** Available data **
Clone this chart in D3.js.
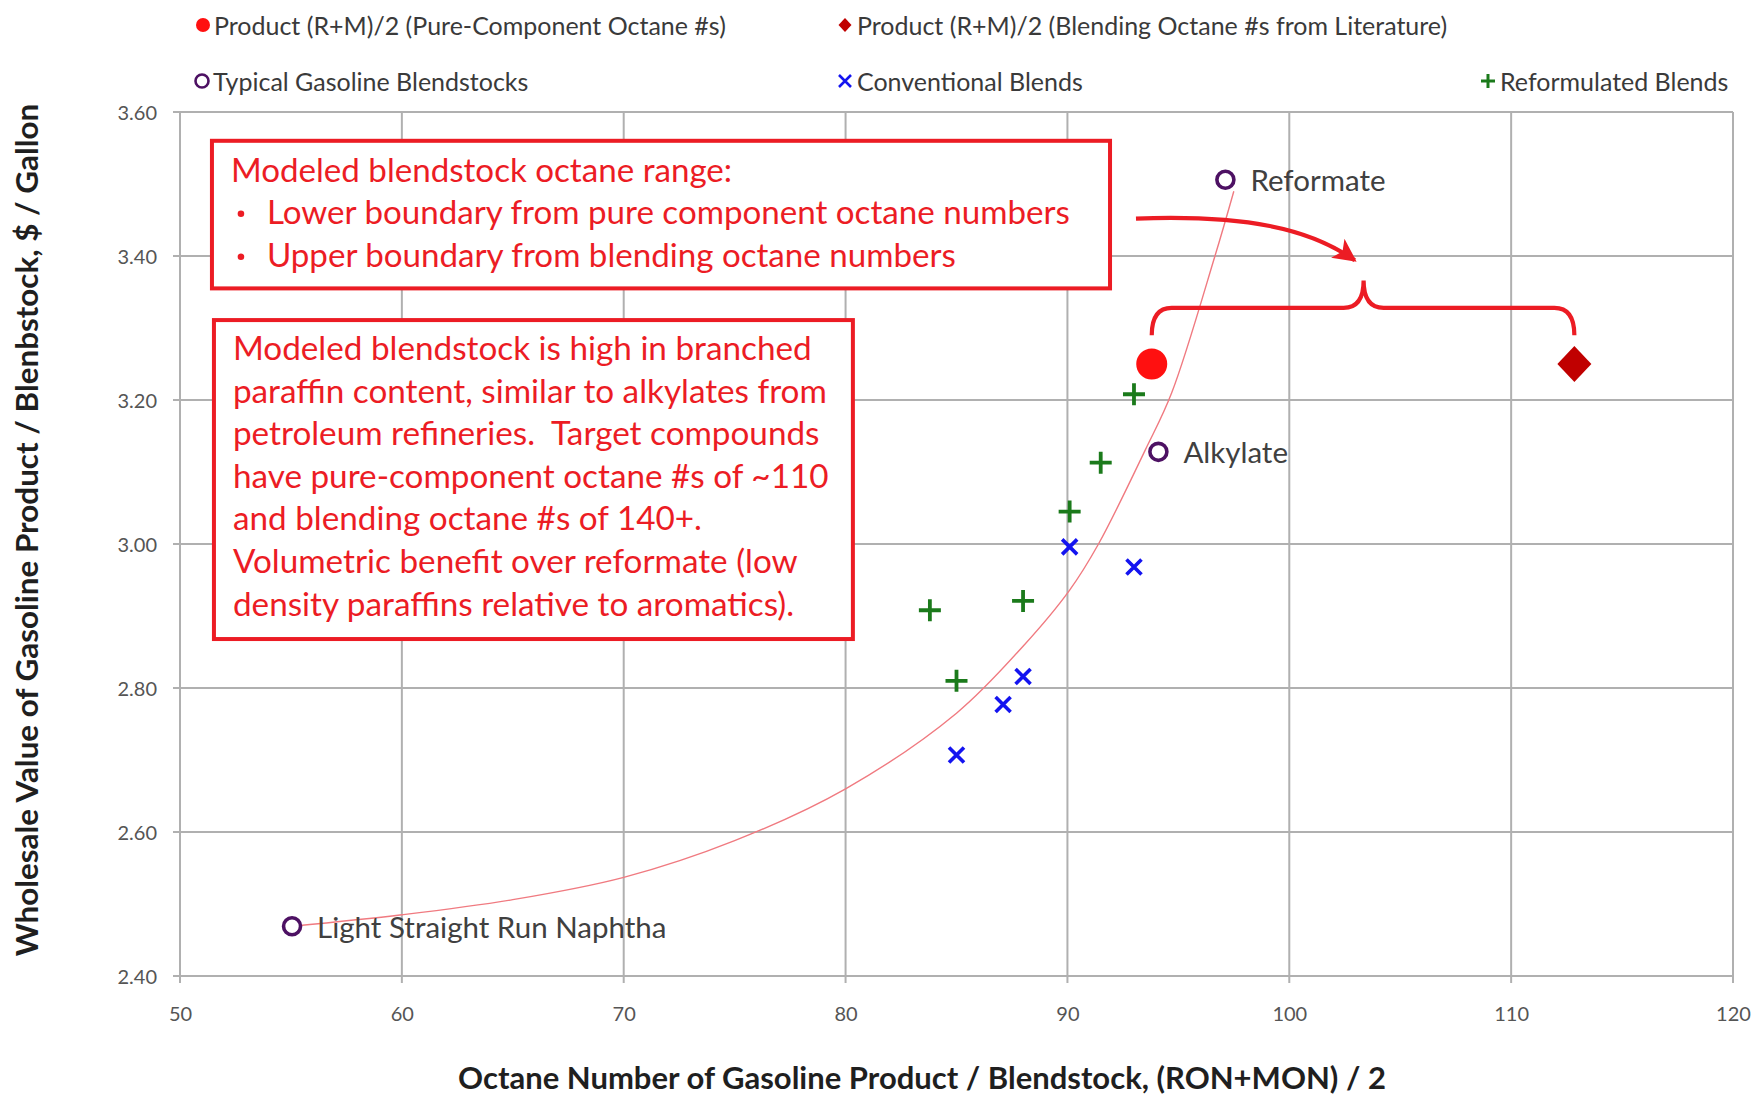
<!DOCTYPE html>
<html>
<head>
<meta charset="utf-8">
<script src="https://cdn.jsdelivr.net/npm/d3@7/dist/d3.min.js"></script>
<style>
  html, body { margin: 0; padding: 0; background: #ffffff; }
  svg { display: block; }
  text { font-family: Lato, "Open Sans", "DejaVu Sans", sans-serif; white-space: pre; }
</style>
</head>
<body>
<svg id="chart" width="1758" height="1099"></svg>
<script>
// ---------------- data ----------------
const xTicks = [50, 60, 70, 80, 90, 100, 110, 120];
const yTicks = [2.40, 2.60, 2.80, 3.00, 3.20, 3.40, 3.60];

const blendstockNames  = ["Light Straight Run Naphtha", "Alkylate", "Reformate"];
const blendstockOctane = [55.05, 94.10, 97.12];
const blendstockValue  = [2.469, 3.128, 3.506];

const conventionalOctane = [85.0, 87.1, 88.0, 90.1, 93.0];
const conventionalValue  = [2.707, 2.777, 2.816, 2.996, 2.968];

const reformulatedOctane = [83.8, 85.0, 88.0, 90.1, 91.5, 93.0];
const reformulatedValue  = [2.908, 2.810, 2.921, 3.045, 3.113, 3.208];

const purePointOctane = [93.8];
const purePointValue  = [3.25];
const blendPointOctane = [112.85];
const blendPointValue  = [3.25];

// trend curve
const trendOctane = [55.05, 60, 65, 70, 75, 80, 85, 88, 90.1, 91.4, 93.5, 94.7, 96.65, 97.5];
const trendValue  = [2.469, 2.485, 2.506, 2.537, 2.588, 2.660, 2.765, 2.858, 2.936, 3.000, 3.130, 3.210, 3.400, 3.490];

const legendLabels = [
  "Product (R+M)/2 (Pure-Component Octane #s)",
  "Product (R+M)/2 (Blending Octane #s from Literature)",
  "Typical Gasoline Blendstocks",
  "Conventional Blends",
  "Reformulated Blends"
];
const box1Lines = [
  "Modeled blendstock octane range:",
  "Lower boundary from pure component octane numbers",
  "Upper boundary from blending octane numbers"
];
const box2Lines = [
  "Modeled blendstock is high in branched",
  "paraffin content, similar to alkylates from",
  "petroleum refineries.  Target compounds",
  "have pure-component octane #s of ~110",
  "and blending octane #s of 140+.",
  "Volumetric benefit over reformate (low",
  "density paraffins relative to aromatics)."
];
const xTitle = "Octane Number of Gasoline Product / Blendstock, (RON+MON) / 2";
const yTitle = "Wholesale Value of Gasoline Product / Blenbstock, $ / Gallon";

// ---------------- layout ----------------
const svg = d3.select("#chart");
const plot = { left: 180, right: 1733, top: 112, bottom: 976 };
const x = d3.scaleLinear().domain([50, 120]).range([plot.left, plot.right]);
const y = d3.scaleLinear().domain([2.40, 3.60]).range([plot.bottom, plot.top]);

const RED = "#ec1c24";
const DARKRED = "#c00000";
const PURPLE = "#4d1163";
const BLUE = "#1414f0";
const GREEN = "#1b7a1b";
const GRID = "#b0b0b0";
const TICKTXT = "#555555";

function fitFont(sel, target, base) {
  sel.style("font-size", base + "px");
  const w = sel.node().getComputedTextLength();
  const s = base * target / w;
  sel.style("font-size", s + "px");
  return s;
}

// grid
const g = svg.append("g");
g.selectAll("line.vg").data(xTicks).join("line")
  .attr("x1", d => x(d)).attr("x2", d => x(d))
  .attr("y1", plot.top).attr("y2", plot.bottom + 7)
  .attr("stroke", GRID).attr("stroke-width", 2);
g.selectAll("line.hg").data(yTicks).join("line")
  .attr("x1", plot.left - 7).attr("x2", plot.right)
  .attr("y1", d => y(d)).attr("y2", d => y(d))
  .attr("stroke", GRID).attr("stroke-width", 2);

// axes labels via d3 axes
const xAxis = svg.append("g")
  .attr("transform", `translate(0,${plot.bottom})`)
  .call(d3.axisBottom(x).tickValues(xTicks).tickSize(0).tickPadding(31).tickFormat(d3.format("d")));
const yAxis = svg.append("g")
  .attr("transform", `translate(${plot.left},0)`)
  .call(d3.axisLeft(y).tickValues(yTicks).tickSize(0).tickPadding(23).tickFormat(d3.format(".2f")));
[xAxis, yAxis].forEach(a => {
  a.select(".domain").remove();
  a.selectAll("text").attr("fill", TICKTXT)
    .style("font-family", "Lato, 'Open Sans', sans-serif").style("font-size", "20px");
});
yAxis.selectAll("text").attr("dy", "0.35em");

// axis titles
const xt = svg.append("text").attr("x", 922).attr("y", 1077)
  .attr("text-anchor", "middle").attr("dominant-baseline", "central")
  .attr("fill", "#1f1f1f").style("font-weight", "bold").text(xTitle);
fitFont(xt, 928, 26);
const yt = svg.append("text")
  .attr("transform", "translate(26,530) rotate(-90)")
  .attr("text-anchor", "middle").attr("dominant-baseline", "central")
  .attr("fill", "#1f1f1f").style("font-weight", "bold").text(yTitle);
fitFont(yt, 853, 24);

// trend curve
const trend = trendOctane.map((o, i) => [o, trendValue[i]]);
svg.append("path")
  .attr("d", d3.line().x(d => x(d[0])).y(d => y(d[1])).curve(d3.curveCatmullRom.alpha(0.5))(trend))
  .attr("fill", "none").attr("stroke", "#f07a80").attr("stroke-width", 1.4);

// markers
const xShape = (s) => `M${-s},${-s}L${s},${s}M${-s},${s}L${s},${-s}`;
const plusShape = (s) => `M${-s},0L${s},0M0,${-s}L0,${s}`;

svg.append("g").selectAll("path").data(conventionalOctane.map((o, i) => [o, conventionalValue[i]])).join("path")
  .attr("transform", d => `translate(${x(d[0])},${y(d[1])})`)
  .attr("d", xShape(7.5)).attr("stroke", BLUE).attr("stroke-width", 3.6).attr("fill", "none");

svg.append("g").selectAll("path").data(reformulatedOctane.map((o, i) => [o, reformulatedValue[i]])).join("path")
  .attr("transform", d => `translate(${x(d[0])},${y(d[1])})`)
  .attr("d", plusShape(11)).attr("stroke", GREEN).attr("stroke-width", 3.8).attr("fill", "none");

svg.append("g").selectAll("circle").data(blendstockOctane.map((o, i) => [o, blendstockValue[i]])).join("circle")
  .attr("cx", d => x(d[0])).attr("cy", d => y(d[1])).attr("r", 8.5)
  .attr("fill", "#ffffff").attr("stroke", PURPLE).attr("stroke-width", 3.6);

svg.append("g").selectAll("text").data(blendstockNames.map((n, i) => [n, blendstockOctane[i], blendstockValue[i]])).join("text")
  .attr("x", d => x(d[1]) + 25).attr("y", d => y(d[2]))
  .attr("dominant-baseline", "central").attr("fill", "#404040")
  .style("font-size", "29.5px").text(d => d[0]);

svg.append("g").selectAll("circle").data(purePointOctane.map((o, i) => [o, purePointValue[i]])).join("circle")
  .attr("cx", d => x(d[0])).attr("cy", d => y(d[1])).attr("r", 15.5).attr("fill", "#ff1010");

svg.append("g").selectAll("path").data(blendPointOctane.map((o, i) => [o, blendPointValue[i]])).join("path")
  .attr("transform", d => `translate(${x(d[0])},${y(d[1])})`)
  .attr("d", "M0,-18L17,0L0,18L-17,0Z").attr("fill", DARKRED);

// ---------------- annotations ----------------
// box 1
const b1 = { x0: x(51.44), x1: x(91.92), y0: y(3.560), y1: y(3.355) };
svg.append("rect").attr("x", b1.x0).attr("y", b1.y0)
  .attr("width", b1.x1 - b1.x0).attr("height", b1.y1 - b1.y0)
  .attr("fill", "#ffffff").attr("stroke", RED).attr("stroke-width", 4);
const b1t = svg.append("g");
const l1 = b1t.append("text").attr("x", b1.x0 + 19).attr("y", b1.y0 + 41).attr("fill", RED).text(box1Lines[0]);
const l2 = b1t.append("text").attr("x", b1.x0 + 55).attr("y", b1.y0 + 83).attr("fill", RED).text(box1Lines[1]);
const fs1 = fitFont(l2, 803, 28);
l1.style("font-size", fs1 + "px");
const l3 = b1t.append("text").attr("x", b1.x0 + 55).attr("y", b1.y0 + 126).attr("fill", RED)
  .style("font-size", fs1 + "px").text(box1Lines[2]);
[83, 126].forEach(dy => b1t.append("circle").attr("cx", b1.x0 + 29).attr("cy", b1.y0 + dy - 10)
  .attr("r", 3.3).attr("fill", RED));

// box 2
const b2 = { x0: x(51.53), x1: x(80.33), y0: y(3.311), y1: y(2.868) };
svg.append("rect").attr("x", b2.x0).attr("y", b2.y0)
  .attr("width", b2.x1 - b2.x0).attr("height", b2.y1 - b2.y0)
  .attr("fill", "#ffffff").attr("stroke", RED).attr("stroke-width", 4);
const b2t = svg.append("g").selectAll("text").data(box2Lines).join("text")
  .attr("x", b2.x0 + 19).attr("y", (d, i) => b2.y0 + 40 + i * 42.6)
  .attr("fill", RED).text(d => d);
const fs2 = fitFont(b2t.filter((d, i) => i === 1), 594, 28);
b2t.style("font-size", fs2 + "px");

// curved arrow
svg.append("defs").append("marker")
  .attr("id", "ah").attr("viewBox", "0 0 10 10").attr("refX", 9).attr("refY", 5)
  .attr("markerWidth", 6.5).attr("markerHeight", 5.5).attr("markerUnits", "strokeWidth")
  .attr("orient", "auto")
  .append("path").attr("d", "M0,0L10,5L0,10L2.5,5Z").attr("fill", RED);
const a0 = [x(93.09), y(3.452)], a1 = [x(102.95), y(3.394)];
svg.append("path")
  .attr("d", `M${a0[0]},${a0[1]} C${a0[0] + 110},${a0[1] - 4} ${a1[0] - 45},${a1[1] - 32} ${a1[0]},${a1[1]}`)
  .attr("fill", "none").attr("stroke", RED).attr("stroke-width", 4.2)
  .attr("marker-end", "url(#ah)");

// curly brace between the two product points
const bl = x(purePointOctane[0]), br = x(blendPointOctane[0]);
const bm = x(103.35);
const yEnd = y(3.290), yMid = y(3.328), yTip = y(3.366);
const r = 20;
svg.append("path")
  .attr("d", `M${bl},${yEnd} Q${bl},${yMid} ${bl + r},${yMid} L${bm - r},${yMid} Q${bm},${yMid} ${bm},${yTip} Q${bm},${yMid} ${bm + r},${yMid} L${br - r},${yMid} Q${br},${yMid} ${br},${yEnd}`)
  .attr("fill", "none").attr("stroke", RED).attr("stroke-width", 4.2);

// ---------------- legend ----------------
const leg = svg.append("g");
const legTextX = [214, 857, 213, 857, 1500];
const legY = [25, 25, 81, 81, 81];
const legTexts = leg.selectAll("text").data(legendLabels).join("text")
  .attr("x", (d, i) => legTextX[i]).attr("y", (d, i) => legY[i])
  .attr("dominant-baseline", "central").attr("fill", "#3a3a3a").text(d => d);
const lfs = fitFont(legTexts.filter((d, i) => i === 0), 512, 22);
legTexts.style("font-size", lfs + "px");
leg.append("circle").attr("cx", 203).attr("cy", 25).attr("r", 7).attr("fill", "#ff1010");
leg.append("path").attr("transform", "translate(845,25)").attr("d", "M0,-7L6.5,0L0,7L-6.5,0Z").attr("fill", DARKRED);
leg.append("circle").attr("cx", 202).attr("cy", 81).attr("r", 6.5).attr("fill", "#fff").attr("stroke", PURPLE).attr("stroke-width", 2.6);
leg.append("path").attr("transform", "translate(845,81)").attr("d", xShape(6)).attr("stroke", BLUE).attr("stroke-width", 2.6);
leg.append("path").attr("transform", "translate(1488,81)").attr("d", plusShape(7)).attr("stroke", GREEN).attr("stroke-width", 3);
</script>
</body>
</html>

** Exercise requirements **
Tally the lines of the preceding listing in which the word "chart" appears; state nothing but the total.

** Written reply **
3